Unstuck [UK premiere]
Violin Concerto, Op.15 [Revised Version]
Symphony No.10 in E minor, Op.93
Daniel Hope (violin)
BBC Symphony Orchestra
Reviewed by: Richard Whitehouse
Reviewed: 19 January, 2012
Venue: Barbican Hall, London
The indisposition of Thomas Dausgaard saw Andrew Gourlay – winner of the 2010 Cadaqués International Conducting Competition and currently Assistant Conductor of the Hallé – take to the podium for this concert which opened with a UK premiere for New York-based composer Andrew Norman (born 1979). Unstuck (2008) proved to be a 10-minute ‘curtain-raiser’ whose visceral impact – redolent of figures as diverse as Varèse and Leonard Bernstein – is harnessed to a stealthy formal evolution as kept one guessing how it would all end. In the event Norman had supplied two ‘new’ endings, towards one of which the three cellos plotted their quizzical course.
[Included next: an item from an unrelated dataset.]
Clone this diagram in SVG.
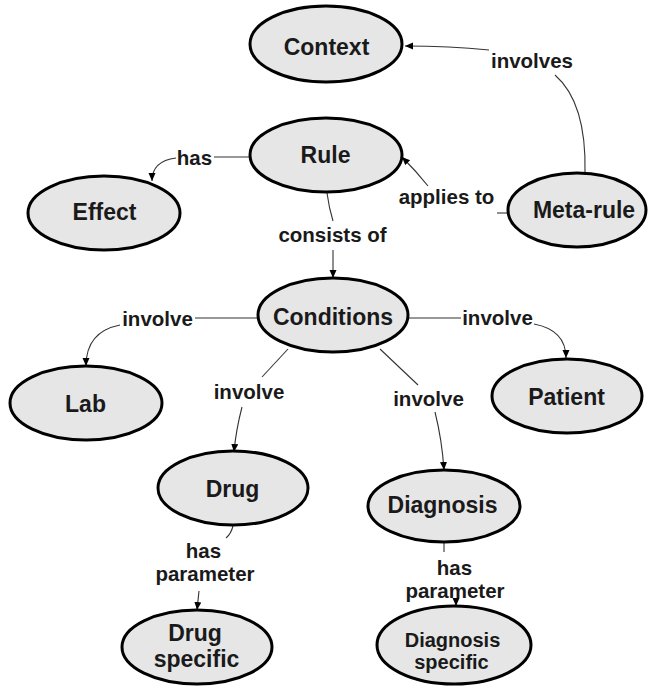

The rest of the evening focussed on standard twentieth-century repertoire. Not that Britten’s Violin Concerto (1939) was considered as such until relatively recently – when its intensely inward lyricism and thoughtfully applied virtuosity have placed it high among works from what was a golden era for violin concertos. Daniel Hope had the measure of the first movement’s rhapsodizing and incisiveness (the pizzicato accompaniment with the return of the main theme notably secure), and if the scherzo’s central section was a little rushed, the haunting transition back to the initial music – with its evocative interplay of piccolos and tuba – was perfectly poised. After an impetuous if not flawless cadenza, the finale unfolded its passacaglia ground-plan with no mean strength of purpose – Gourlay at one with Hope in his bringing out the capricious qualities of its central variations through to a powerful climax and coda which fused supplication and resignation to poignant effect.
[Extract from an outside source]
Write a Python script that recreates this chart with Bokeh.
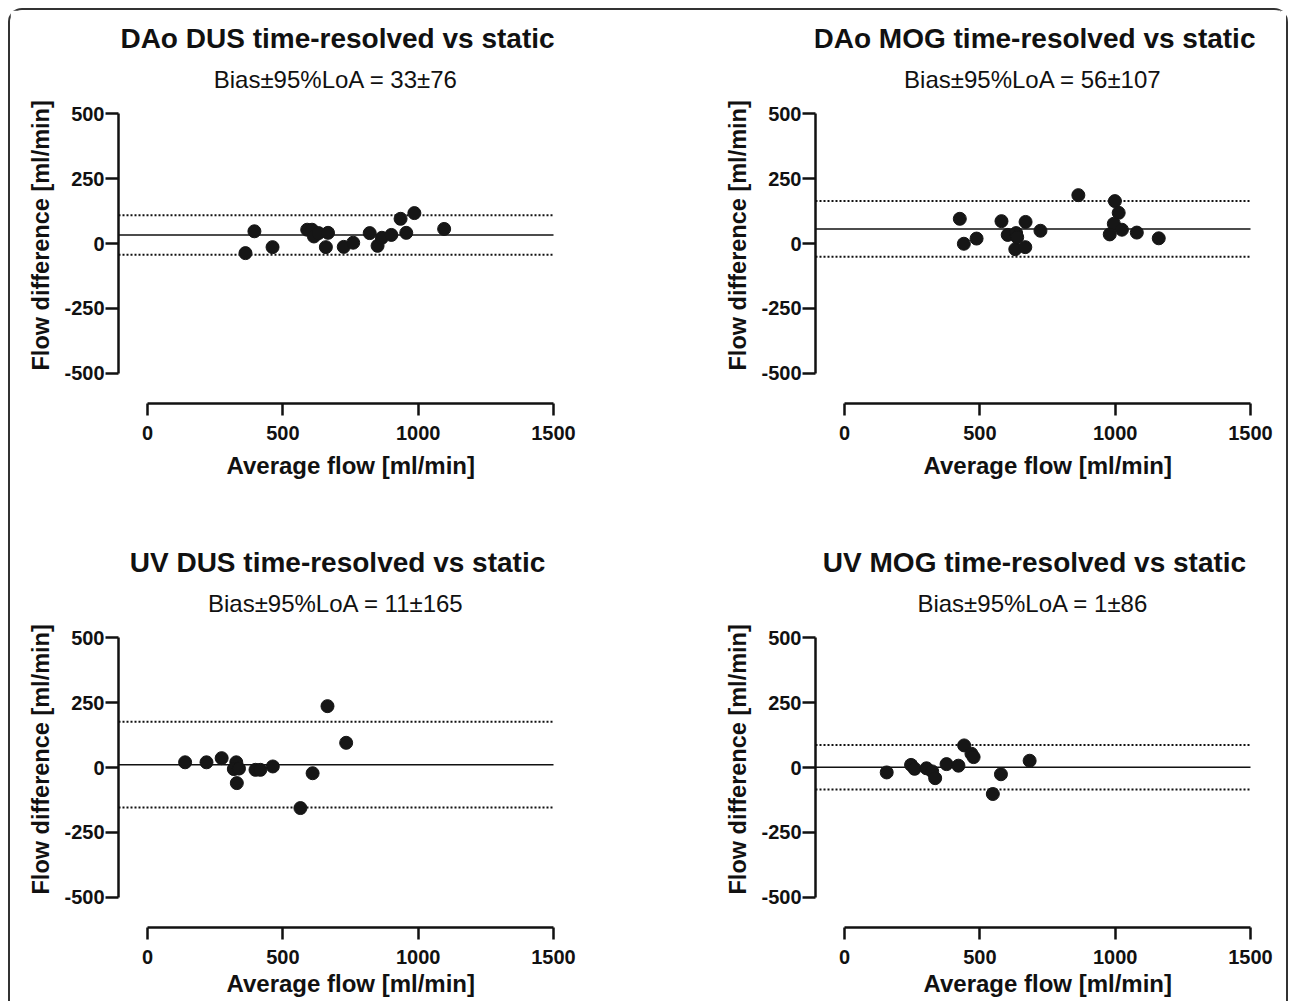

A convincing performance overall, then, to which the only proviso might be the intrinsic qualities of Hope’s playing: not that his technique is at fault, but there remains something about his sound that detracts from the conviction of his music-making. This is, of course, a subjective response and others no doubt feel differently.
On to Shostakovich, and an account of the Tenth Symphony (1953) that was something akin to a tale of two halves. Gourlay’s tempo for the opening movement seemed a fraction too slow, yet he picked up momentum convincingly as the sombre first theme reaches its initial climax then, after the second theme had been given with just the right degree of ‘edgy lilt’, handled the central culmination – in which the development passes into the reprise at the point of maximum intensity – with real assurance, as also the ruminative recollection of earlier ideas on the way to a stricken but never somnolent coda. After which, the second movement unleashed its anger at an unflagging pace that never obscured the contrapuntal dexterity which simmers just beneath the febrile surface. Whether or not a ‘portrait’ of the recently departed Stalin, it still finds Shostakovich at his most emotionally uninhibited and Gourlay spared nothing in giving this unremittingly violent music its head.
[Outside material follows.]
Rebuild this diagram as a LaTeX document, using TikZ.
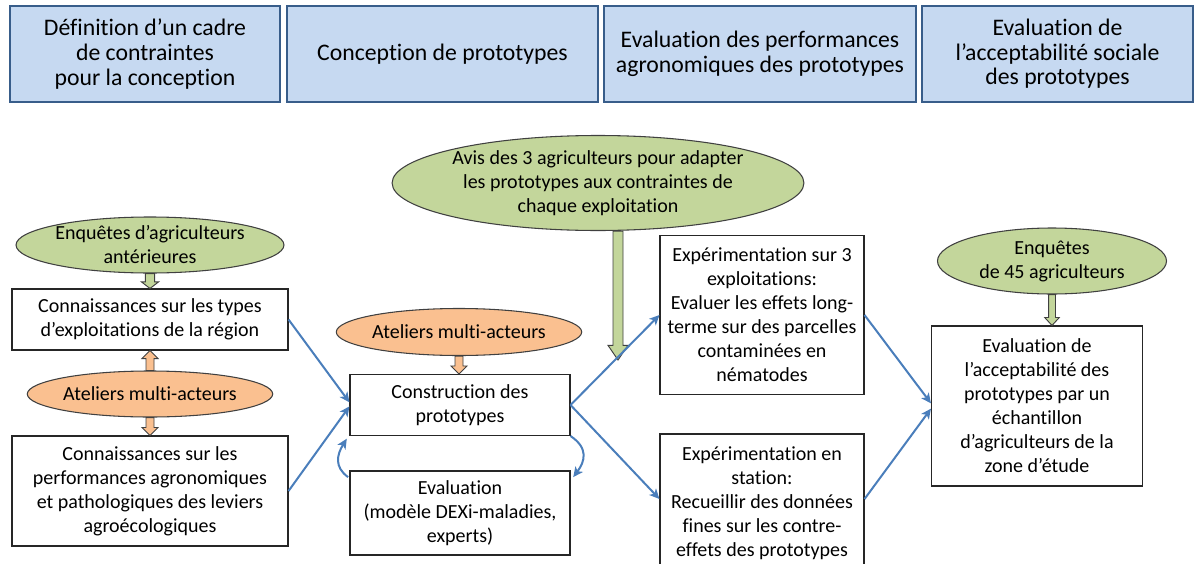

After which, however, the performance faltered notably. While he rightly tackled the third movement as an extended intermezzo than a slow movement per se, Gourlay seemed too anxious to push the music forward – allowing insufficient space for the central section, with its spectral horn-calls and orchestral responses that find this composer at his most subtle tonally, and with a coda that was self-effacing rather than inscrutable. The ruminative Andante introduction to the finale was well handled, save for some overloud oboe playing, then the Allegro moved purposefully from animation to aggression, but the recall of the opening material was too hasty and the peroration – marred by fallible side-drumming and spurious cymbal clashes – was brazen rather than defiant. Working in the Barbican Hall for perhaps the first time cannot be easy, but Gourlay needed to exert greater control over orchestral dynamics so the interpretative virtues of his performance come through.